I’m not sure the clarifying sentence does much as-is. The “49142” example already shows we’re grabbing adjacent characters, and those outputs aren’t numerically consecutive. So maybe we can move the clarification into the example and drop the sentence about input validation.

Is this an update to the canonical exercise instructions? Then, we’ll want to add tests using alphabetic inputs and maybe even alphanumeric ones. Otherwise, the tests are incomplete compared to what the instructions say.

Up to that track’s maintainers since it’s not from problem specifications.


I’d be for expanding the tests. Not all tracks support Unicode (Cairo for example) so it’d be nice to have both ASCII and Unicode tests though.

I’d be opposed to adding non-ASCII tests. We have those in other exercises already if we want exercises that explore that, and it would detract from the focus on this exercise.

1 Like

This exercise is about digits, not letters. Wouldn’t adding extra tests with letters break all solutions?

Since this extra test is not in the canonical-data, i’d prefer if the Elixir maintainers find a way to deal with it. Maybe with an append file?

Yeah, I’d likely only include the ASCII tests myself, but it could be an optional scenario for other tracks.

Yes, this is about the Elixir track only.

To me the Elixir track went beyond the scope and point of the exercise (maybe it could even be solved numerically, but Unicode takes that option away).

So, what’s the verdict? :)

1 Like

No? The tests use digits, not numbers. Digits and letters are both a subset of ASCII characters. I expect most existing solutions treat the input as an ASCII string and don’t check if the string contains digits vs other chars.

1 Like

Depends, they could’ve used guards or regexs. I’m not sure we should lean into the scope breakage to cause user solution breakage while we’re at it.

Would you mind sharing how Elixir differs from the problem spec and why it would differ from other tracks? At a glance, it seems to be pretty in line with the specs.

Yes, as mentioned at the top, they added a test for Unicode to the canonical tests, which only test using digits (as the description says will happen).

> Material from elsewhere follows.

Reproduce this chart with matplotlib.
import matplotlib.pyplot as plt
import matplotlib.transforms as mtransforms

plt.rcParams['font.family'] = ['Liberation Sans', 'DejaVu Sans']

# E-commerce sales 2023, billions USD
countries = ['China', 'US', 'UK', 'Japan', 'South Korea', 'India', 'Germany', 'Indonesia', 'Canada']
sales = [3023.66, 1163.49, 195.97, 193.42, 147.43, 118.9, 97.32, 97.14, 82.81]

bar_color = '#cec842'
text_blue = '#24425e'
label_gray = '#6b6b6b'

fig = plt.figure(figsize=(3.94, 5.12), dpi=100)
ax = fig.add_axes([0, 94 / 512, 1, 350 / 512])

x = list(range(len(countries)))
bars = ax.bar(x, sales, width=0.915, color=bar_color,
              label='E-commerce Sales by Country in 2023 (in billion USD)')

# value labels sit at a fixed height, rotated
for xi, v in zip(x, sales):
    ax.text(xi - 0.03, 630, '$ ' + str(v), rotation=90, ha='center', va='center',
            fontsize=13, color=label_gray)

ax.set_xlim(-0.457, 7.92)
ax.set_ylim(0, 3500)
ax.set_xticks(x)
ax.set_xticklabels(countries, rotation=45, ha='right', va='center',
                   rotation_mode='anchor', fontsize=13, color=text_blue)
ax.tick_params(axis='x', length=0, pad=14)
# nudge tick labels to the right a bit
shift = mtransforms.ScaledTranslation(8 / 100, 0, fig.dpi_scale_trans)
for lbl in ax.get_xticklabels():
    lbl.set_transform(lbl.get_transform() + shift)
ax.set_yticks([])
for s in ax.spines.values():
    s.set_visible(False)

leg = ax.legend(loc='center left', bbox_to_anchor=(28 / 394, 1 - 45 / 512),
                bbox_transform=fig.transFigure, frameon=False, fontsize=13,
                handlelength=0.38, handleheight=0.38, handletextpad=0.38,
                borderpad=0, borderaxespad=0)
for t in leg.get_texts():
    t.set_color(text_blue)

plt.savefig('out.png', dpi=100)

No prob if you want to keep this special Unicode test in the Elixir track, but the description should reflect it, that’s all I mean. :)

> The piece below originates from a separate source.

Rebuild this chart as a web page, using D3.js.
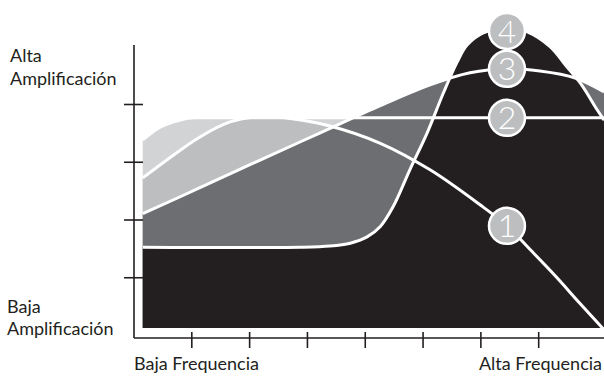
<!DOCTYPE html>
<html>
<head>
<meta charset="utf-8">
<script src="https://cdn.jsdelivr.net/npm/d3@7"></script>
<style>
  body { margin: 0; background: #fff; }
  svg text { font-family: Lato, "Open Sans", sans-serif; fill: #231f20; }
</style>
</head>
<body>
<script>
    var w = 604;
    var h = 376;

    // Data (frequency units on x, amplification units on y)
    var xTicks = [1, 2, 3, 4, 5, 6, 7];
    var yTicks = [1, 2, 3, 4];
    var baseLevel = 0.12;

    var curve2X = [0.16, 0.46, 0.80, 1.06, 2.0, 4.0, 6.0, 8.14];
    var curve2Y = [3.38, 3.60, 3.72, 3.76, 3.76, 3.76, 3.76, 3.76];

    var curve1X = [0.16, 0.63, 1.15, 1.67, 2.19, 2.71, 3.40, 4.27, 5.13, 6.00, 6.46, 6.86, 7.29, 7.72, 8.14];
    var curve1Y = [2.72, 3.07, 3.43, 3.69, 3.78, 3.75, 3.62, 3.32, 2.86, 2.25, 1.89, 1.48, 1.03, 0.55, 0.09];

    var curve3X = [0.16, 1.15, 2.19, 3.23, 4.27, 5.13, 5.82, 6.46, 7.03, 7.64, 8.14];
    var curve3Y = [2.10, 2.55, 3.03, 3.50, 3.97, 4.33, 4.54, 4.61, 4.57, 4.45, 4.21];

    var curve4X = [0.16, 2.88, 3.40, 3.75, 4.04, 4.27, 4.49, 4.78, 5.08, 5.36, 5.60, 5.77, 6.05, 6.46, 6.81, 7.21, 7.50, 7.73, 8.02, 8.14];
    var curve4Y = [1.52, 1.52, 1.54, 1.59, 1.70, 1.88, 2.22, 2.86, 3.50, 4.19, 4.73, 5.02, 5.23, 5.32, 5.25, 4.99, 4.64, 4.36, 3.90, 3.72];

    // label position on each curve (x value)
    var badgeX = 6.46;

    function zip(xs, ys) {
        return xs.map(function(x, i) { return {x: x, y: ys[i]}; });
    }

    // back to front
    var layers = [
        {name: "2", pts: zip(curve2X, curve2Y), fill: "#d1d3d4", curve: d3.curveMonotoneX},
        {name: "1", pts: zip(curve1X, curve1Y), fill: "#bcbec0", curve: d3.curveCatmullRom},
        {name: "3", pts: zip(curve3X, curve3Y), fill: "#6d6e71", curve: d3.curveCatmullRom},
        {name: "4", pts: zip(curve4X, curve4Y), fill: "#231f20", curve: d3.curveCatmullRom}
    ];

    var xScale = d3.scaleLinear().domain([0, 8]).range([133.5, 596]);
    var yScale = d3.scaleLinear().domain([0, 4]).range([335, 104]);

    var svg = d3.select("body").append("svg")
                .attr("width", w)
                .attr("height", h);

    function areaFor(l) {
        return d3.area()
                .curve(l.curve)
                .x(function(d) { return xScale(d.x); })
                .y0(yScale(baseLevel))
                .y1(function(d) { return yScale(d.y); })(l.pts);
    }

    function lineFor(l) {
        return d3.line()
                .curve(l.curve)
                .x(function(d) { return xScale(d.x); })
                .y(function(d) { return yScale(d.y); })(l.pts);
    }

    svg.selectAll("path.fill")
        .data(layers)
        .enter()
        .append("path")
        .attr("class", "fill")
        .attr("d", areaFor)
        .attr("fill", function(d) { return d.fill; });

    svg.selectAll("path.edge")
        .data(layers)
        .enter()
        .append("path")
        .attr("class", "edge")
        .attr("d", lineFor)
        .attr("fill", "none")
        .attr("stroke", "#fff")
        .attr("stroke-width", 3);

    // Axes
    var xAxis = d3.axisBottom(xScale).tickValues(xTicks).tickSize(10).tickFormat("");
    var yAxis = d3.axisLeft(yScale).tickValues(yTicks).tickSize(10).tickFormat("");

    var gx = svg.append("g").attr("transform", "translate(0,338)").call(xAxis);
    gx.select(".domain").attr("d", "M134,0H604");
    gx.selectAll(".tick line").attr("y1", -6).attr("y2", 10);

    var gy = svg.append("g").attr("transform", "translate(134,0)").call(yAxis);
    gy.select(".domain").attr("d", "M0,45V338");
    gy.selectAll(".tick line").attr("x1", 9).attr("x2", -10);

    svg.selectAll(".domain, .tick line")
        .attr("stroke", "#231f20")
        .attr("stroke-width", 1.6);

    // Badges
    var badges = layers.map(function(l) {
        var y = d3.scaleLinear()
                  .domain(l.pts.map(function(p) { return p.x; }))
                  .range(l.pts.map(function(p) { return p.y; }));
        return {label: l.name, x: badgeX, y: y(badgeX)};
    });

    var bg = svg.selectAll("g.badge")
        .data(badges)
        .enter()
        .append("g")
        .attr("class", "badge")
        .attr("transform", function(d) {
            return "translate(" + xScale(d.x) + "," + Math.max(yScale(d.y), 31) + ")";
        });

    bg.append("circle")
        .attr("r", 18)
        .attr("fill", "#bcbec0")
        .attr("stroke", "#fff")
        .attr("stroke-width", 2.5);

    bg.append("text")
        .attr("text-anchor", "middle")
        .attr("dy", "0.36em")
        .style("font-size", "32px")
        .style("font-weight", 300)
        .style("fill", "#fff")
        .text(function(d) { return d.label; });

    // Texts
    var fs = "18px";
    svg.append("text").attr("x", 10).attr("y", 62).style("font-size", fs).text("Alta");
    svg.append("text").attr("x", 10).attr("y", 85).style("font-size", fs).text("Amplificación");
    svg.append("text").attr("x", 7).attr("y", 313).style("font-size", fs).text("Baja");
    svg.append("text").attr("x", 7).attr("y", 335).style("font-size", fs).text("Amplificación");
    svg.append("text").attr("x", 134).attr("y", 370).style("font-size", fs).text("Baja Frequencia");
    svg.append("text").attr("x", 602).attr("y", 370).attr("text-anchor", "end").style("font-size", fs).text("Alta Frequencia");
</script>
</body>
</html>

Oh, then I’m bowing out. I thought we were discussing upstreaming this to problem-specifications. Since this isn’t in the Elixir subforum, the Elixir maintainers might not be seeing this. In that case, I’m CCing @angelikatyborska.

Ah. Joy. I don’t think the problem spec should mention non-ASCII chars, but also tracks generally use the problem spec description without modifications (though sometimes there are appends). Balancing both of those can make things … tricky.

1 Like

Ah, thanks, sorry about that. I hit New Topic and picked the one the PR bot had always directed me to, then added the Elixir tag to it, but I didn’t realize the tag is insufficient. :sweat_smile:

1 Like

I agree, it doesn’t need to mention non-ASCII chars, but it shouldn’t explicitly say to only expect digits.

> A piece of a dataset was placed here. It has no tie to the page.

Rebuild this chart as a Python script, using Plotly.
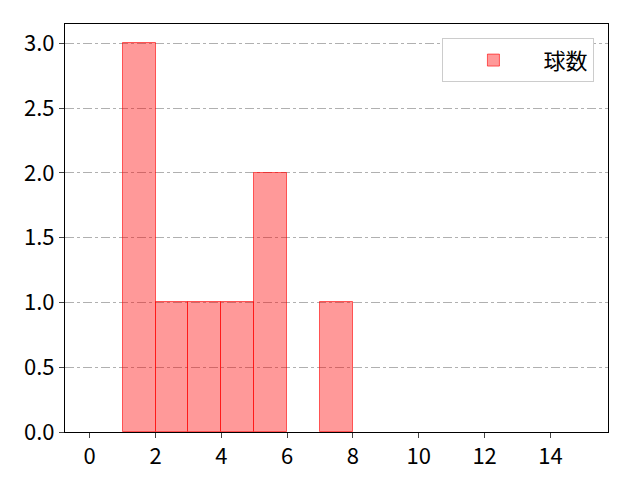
import plotly.graph_objects as go

# histogram bins (left edge) and counts
bin_left = [1, 2, 3, 4, 5, 7]
counts = [3, 1, 1, 1, 2, 1]
bin_width = 1
label = "球数"

x_ticks = [0, 2, 4, 6, 8, 10, 12, 14]
y_ticks = [0.0, 0.5, 1.0, 1.5, 2.0, 2.5, 3.0]

fig = go.Figure()
fig.add_trace(go.Bar(
    x=[b + bin_width / 2 for b in bin_left],
    y=counts,
    width=bin_width,
    name=label,
    marker=dict(color="rgba(255,0,0,0.4)",
                line=dict(color="rgba(255,0,0,0.6)", width=1)),
    showlegend=True,
))

# page body has an 8px margin, so the figure is a bit smaller than the window
fig.update_layout(
    width=624, height=464,
    margin=dict(l=57, r=24, t=16, b=40),
    plot_bgcolor="white", paper_bgcolor="white",
    font=dict(family="Noto Sans CJK JP", size=22, color="black"),
    bargap=0,
    legend=dict(x=0.975, y=0.965, xanchor="right", yanchor="top",
                bordercolor="#cccccc", borderwidth=1,
                font=dict(size=22), itemwidth=90),
)
fig.update_xaxes(range=[-0.75, 15.75], tickvals=x_ticks, showgrid=False,
                 showline=True, linecolor="black", mirror=True,
                 ticks="outside", ticklen=5, zeroline=False, automargin=False)
fig.update_yaxes(range=[0, 3.15], tickvals=y_ticks, tickformat=".1f",
                 showgrid=True, gridcolor="#b0b0b0", griddash="dashdot",
                 showline=True, linecolor="black", mirror=True,
                 ticks="outside", ticklen=5, zeroline=False, automargin=False)

fig.write_html("out.html")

Let’s remove this non-canonical test. My approach for the Elixir tack is to be as close to the canonical data as possible, and this extra test is clearly unnecessary. @codingthat thanks for bringing this up. Would you want to open a PR that removes the test?

PS: I get email notifications for all posts in the Elixir category and usually reply within 24h.

5 Likes

Glad to help! Done: Remove Unicode test from `series` exercise by codingthat · Pull Request #1567 · exercism/elixir · GitHub Thanks!

1 Like

Merged! I believe the thread can me marked as solved now.

3 Likes